Nell’ultima Udienza generale del pontificato, il 27 febbraio 2013, nel ringraziare tutti e ciascuno anche per il rispetto e la comprensione con cui era stata accolta la sua decisione, assicurò: «Continuerò ad accompagnare il cammino della Chiesa con la preghiera e la riflessione, con quella dedizione al Signore e alla sua Sposa che ho cercato di vivere fino ad ora ogni giorno e che vorrei vivere sempre».
Dopo una breve permanenza nella residenza di Castel Gandolfo, visse gli ultimi anni della sua vita in Vaticano, nel monastero Mater Ecclesiae, dedicandosi alla preghiera e alla meditazione. Il magistero dottrinale di Benedetto XVI si riassume nelle tre Encicliche Deus caritas est (25 dicembre 2005), Spe salvi (30 novembre 2007) e Caritas in veritate (29 giugno 2009). Consegnò alla Chiesa quattro Esortazioni apostoliche, numerose Costituzioni apostoliche, Lettere apostoliche, oltre alle Catechesi proposte nelle Udienze generali e alle allocuzioni, comprese quelle pronunciate durante i ventiquattro viaggi apostolici compiuti nel mondo. Di fronte al relativismo e all’ateismo pratico sempre più dilaganti, nel 2010, con il motu proprio Ubicumque et semper, istituì il Pontificio Consiglio per la Promozione della Nuova Evangelizzazione, a cui nel gennaio del 2013 trasferì le competenze in materia di catechesi. Lottò con fermezza contro i crimini commessi da rappresentanti del clero contro minori o persone vulnerabili, richiamando continuamente la Chiesa alla conversione, alla preghiera, alla penitenza e alla purificazione.

Come teologo di riconosciuta autorevolezza, ha lasciato un ricco patrimonio di studi e ricerche sulle verità fondamentali della fede».

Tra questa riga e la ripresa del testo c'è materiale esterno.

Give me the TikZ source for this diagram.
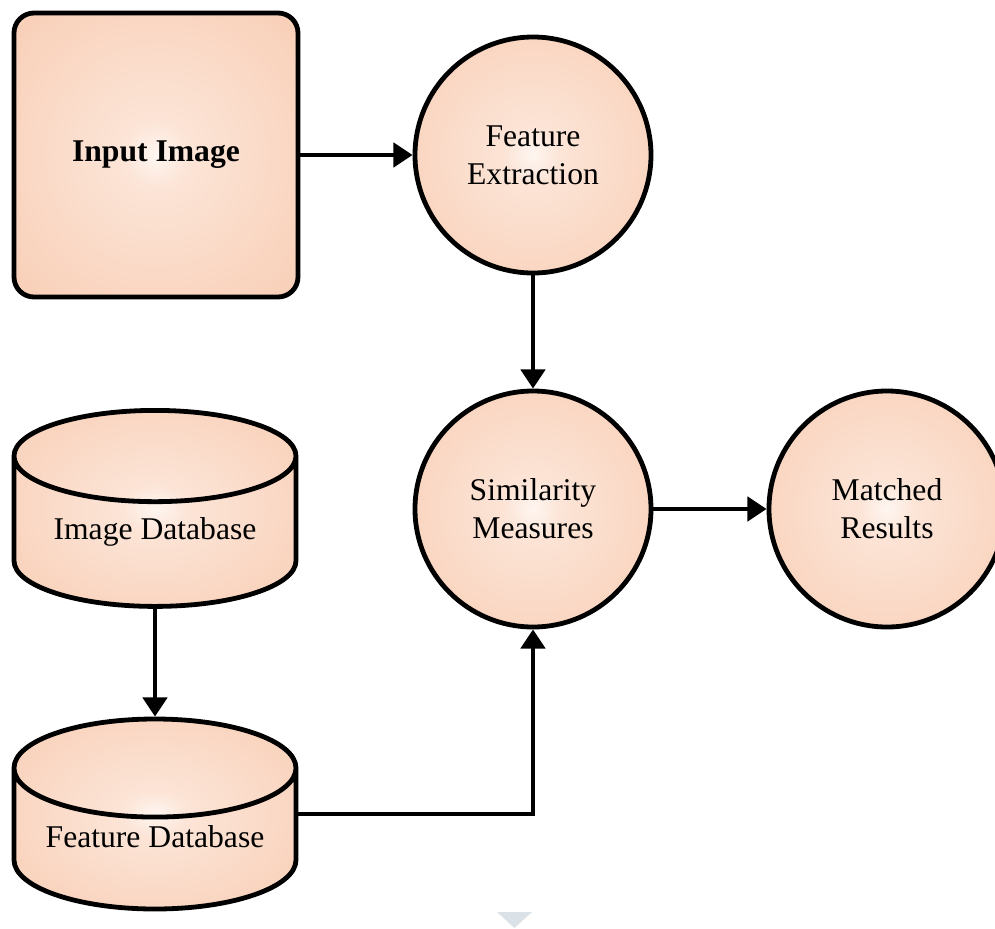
\documentclass[tikz,border=0pt]{standalone}
\usepackage{fontspec}
\setmainfont{Liberation Serif}
\usetikzlibrary{shapes,arrows.meta,positioning,calc}

\definecolor{peachin}{RGB}{254,246,241}
\definecolor{peachmid}{RGB}{252,228,214}
\definecolor{peachout}{RGB}{248,205,180}
\definecolor{markgray}{RGB}{218,225,231}

\pgfdeclareradialshading{peachglow}{\pgfpoint{0bp}{0bp}}{%
  color(0bp)=(peachin); color(6bp)=(peachmid); color(38bp)=(peachout); color(75bp)=(peachout)}

\begin{document}
\begin{tikzpicture}[
    box/.style={draw, line width=0.12cm, shade, shading=peachglow, rounded corners=0.5cm,
        minimum width=7.1cm, minimum height=7.1cm, font=\bfseries\fontsize{22.5}{27}\selectfont},
    proc/.style={circle, draw, line width=0.12cm, shade, shading=peachglow, minimum size=5.9cm,
        align=center, inner sep=0pt, font=\fontsize{22.5}{27}\selectfont},
    store/.style={cylinder, shape border rotate=90, aspect=0.43, draw, line width=0.12cm,
        shade, shading=peachglow, minimum width=7.05cm, text depth=0.48cm,
        anchor=shape center, font=\fontsize{22.5}{27}\selectfont},
    arrow/.style={-{Triangle[length=0.48cm, width=0.6cm]}, line width=0.12cm}
]
    \useasboundingbox (0,0) rectangle (24.875,-23.2);

    % Query side
    \node[box] (inp) at (3.9,-3.875) {Input Image};
    \node[proc] (feat) at (13.325,-3.875) {Feature\\Extraction};

    % Matching
    \node[proc] (sim) at (13.325,-12.725) {Similarity\\Measures};
    \node[proc] (match) at (22.175,-12.725) {Matched\\Results};

    % Databases
    \node[store, minimum height=4.9cm] (imgdb) at (3.875,-12.71) {Image Database};
    \node[store, minimum height=4.75cm] (featdb) at (3.875,-20.35) {Feature Database};

    % Connections
    \draw[arrow] (inp) -- (feat);
    \draw[arrow] (feat) -- (sim);
    \draw[arrow] (sim) -- (match);
    \draw[arrow] (imgdb) -- (featdb);
    \draw[arrow] (featdb.shape center -| featdb.east) -| (sim);

    % small marker at the bottom
    \fill[markgray] (12.425,-22.8) -- (13.3,-22.8) -- (12.86,-23.2) -- cycle;
\end{tikzpicture}
\end{document}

Vorrei chiudere questa lettera rivedendo tre istantanee del tuo pontificato: la prima quando la sera del 19 aprile 2013 ti sei presentato al popolo di Dio sulla loggia della basilica, sotto gli abiti pontificali si intravede la maglia nera che indossavi nella vita quotidiana ed eri stato sorpreso dalla chiamata di Dio! La seconda quando la Domenica 29 maggio 2005 sei intervenuto alla solenne celebrazione del Congresso Eucaristico Nazionale sulla spianata Marisabella di Bari. Era la tua prima uscita da Roma e ti accogliemmo con grande entusiasmo e tu ci offristi una commovente omelia sul tema “Senza la Domenica non possiamo vivere”, perché la Chiesa in tale giorno celebra la Pasqua del Signore Risorto. La terza si riferisce alle tue esequie, celebrate il 5 gennaio 2023 sul sagrato della basilica di S. Pietro quando papa Francesco poggia la mano sulla tua bara e traccia il segno della croce, mormorando il commosso R.I.P. al quale aggiungo l’augurio che il buon Pastore ti dia nel cielo la mercede dei fedeli operai che sono giunti alla sera del loro umile e fedele servizio nella sua vigna.